=== The exercise ===
Could the lines from the start of the data through the line with "Chart.register(...registerables);" be set down exactly, with no pictures among them?

=== Stored data ===
** START **

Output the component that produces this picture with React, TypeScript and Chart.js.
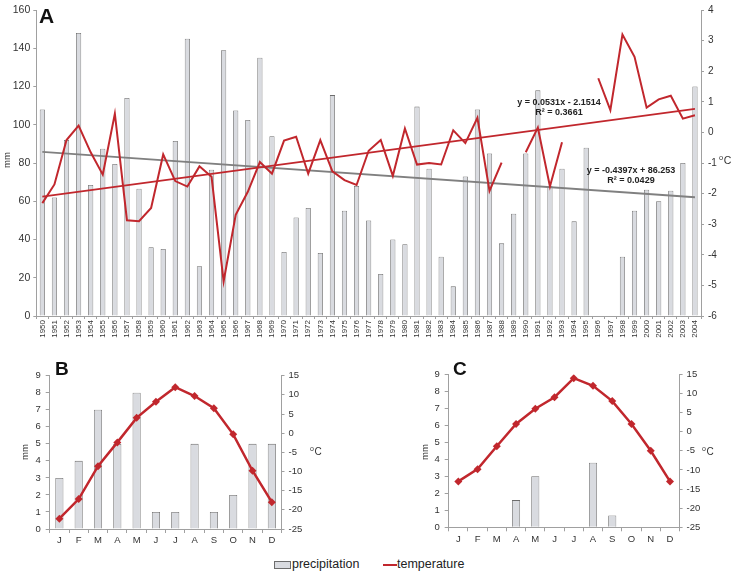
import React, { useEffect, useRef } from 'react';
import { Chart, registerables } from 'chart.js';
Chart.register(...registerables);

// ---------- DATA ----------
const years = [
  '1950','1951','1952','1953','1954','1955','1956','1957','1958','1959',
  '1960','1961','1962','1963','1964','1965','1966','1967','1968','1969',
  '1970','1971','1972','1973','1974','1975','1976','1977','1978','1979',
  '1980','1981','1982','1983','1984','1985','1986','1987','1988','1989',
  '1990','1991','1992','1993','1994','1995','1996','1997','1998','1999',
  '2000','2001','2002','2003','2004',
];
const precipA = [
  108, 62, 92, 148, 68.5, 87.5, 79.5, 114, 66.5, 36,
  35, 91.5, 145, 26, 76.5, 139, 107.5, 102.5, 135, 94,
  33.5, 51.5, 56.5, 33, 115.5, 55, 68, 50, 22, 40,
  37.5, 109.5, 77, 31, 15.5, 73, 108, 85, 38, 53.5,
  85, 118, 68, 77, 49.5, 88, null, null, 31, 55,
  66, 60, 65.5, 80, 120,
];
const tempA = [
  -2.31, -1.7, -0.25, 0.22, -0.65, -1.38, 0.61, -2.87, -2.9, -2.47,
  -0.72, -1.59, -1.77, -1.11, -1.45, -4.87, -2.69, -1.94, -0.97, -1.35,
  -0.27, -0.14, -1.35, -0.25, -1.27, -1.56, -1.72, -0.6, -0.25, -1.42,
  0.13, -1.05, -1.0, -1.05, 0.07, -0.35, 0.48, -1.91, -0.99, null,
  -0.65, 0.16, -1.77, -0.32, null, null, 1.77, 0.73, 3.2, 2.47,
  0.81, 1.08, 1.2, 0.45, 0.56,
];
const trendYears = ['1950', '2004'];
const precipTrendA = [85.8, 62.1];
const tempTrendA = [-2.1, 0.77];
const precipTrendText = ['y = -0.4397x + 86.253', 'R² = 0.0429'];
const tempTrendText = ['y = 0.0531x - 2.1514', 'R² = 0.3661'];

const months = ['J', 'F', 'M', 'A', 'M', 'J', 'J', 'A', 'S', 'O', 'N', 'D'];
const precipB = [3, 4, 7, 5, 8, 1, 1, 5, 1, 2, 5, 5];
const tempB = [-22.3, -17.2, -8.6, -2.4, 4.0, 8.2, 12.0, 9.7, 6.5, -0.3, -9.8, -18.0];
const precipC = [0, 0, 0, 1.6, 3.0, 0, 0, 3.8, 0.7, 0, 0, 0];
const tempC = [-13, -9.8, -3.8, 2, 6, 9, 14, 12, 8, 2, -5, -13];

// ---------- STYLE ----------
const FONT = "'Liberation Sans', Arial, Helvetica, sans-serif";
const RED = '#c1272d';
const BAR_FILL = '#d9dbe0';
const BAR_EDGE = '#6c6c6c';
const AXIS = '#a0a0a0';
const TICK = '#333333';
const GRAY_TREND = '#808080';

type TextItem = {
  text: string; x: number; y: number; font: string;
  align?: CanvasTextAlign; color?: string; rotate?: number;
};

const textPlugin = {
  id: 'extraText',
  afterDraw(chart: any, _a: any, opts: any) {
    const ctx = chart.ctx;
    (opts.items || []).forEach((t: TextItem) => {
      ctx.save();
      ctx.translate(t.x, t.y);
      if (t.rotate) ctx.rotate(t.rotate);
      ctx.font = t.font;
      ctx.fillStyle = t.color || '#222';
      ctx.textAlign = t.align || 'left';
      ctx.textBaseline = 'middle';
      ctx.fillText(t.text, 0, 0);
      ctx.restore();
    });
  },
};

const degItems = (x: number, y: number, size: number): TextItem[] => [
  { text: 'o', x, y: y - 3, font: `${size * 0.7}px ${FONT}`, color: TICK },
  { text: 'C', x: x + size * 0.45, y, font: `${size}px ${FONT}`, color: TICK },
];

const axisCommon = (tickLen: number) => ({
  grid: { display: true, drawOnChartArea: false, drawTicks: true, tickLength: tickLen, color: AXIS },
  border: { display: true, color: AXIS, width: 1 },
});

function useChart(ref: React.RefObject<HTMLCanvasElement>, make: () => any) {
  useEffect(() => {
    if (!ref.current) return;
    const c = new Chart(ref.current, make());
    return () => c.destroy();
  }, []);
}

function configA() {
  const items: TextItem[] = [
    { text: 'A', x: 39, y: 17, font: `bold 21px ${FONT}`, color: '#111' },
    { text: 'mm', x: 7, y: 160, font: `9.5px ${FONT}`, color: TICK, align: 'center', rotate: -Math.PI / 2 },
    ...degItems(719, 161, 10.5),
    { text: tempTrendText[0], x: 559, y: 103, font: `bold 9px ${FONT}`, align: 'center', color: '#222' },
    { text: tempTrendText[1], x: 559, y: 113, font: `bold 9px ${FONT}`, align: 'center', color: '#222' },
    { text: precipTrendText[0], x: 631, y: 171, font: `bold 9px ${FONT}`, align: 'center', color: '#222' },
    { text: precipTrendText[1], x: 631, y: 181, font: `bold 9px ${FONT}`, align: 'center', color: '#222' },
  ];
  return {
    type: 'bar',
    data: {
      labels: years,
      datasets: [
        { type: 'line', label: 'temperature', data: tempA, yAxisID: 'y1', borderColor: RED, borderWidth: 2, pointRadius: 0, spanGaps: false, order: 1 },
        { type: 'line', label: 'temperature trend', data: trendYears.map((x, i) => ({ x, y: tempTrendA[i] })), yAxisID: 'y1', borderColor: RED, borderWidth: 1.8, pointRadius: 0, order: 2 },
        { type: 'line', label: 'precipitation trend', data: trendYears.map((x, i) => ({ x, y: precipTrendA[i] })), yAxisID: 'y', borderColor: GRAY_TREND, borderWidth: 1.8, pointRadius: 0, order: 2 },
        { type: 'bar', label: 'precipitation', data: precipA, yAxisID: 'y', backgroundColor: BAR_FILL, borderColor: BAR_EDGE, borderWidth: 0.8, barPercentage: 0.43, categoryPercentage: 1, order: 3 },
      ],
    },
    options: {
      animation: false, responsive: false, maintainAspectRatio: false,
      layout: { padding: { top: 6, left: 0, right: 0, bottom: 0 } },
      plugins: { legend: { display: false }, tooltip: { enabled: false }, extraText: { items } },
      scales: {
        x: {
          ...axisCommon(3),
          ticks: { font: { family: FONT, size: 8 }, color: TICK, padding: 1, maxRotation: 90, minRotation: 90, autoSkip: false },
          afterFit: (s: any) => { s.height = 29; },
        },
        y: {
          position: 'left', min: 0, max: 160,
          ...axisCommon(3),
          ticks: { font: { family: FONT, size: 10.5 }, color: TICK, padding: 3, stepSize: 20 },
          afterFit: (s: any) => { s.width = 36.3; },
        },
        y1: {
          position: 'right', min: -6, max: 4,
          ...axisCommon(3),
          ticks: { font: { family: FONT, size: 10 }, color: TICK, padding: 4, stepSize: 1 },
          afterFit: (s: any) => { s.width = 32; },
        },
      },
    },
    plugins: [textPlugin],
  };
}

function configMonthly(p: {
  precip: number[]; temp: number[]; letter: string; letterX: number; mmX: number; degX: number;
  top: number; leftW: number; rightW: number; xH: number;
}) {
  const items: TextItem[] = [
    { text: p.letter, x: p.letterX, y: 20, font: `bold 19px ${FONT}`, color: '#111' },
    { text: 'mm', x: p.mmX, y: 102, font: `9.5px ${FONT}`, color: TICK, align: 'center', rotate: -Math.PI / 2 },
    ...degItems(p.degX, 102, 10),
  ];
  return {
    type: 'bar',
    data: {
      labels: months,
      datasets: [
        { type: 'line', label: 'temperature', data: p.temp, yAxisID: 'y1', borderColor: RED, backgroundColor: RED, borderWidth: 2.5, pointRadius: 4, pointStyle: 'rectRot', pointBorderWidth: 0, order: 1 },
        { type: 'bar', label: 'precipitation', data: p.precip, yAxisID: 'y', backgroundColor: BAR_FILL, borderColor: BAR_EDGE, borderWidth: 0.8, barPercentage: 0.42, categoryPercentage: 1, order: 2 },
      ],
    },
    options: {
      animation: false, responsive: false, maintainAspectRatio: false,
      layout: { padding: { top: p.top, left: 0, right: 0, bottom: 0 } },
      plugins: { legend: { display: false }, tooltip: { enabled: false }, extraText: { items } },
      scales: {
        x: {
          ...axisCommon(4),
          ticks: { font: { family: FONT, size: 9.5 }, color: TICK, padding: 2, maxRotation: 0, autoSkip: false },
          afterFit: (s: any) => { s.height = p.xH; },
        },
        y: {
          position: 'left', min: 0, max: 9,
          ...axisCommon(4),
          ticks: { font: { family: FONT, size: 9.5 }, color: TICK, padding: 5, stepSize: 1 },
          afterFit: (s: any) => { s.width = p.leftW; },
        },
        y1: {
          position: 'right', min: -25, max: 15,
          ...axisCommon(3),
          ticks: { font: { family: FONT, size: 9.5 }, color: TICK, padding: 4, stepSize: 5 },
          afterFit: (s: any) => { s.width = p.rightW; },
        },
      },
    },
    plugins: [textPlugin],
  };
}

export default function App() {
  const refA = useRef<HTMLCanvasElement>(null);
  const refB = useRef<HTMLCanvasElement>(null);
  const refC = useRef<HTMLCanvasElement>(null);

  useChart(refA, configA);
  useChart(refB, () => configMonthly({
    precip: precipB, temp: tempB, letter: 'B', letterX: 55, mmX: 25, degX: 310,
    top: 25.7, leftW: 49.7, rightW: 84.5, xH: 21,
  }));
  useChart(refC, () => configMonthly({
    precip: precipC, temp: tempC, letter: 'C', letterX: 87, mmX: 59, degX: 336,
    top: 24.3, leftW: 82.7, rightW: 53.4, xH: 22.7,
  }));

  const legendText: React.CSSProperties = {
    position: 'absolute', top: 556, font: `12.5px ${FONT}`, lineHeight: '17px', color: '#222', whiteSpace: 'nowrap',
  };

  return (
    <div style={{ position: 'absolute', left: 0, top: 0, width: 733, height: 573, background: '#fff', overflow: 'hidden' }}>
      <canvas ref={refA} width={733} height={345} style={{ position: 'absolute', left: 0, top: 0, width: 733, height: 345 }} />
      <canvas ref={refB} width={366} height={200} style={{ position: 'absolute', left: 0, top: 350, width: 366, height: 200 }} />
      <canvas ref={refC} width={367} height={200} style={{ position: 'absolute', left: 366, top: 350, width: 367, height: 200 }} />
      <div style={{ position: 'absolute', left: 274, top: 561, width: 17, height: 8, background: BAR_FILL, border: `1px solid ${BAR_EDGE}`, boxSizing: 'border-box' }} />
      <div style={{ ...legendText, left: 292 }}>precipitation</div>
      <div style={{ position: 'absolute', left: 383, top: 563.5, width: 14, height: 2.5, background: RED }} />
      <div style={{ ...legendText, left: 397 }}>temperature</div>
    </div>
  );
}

** END **

=== Solution ===
Output the component that produces this picture with React, TypeScript and Chart.js.
import React, { useEffect, useRef } from 'react';
import { Chart, registerables } from 'chart.js';
Chart.register(...registerables);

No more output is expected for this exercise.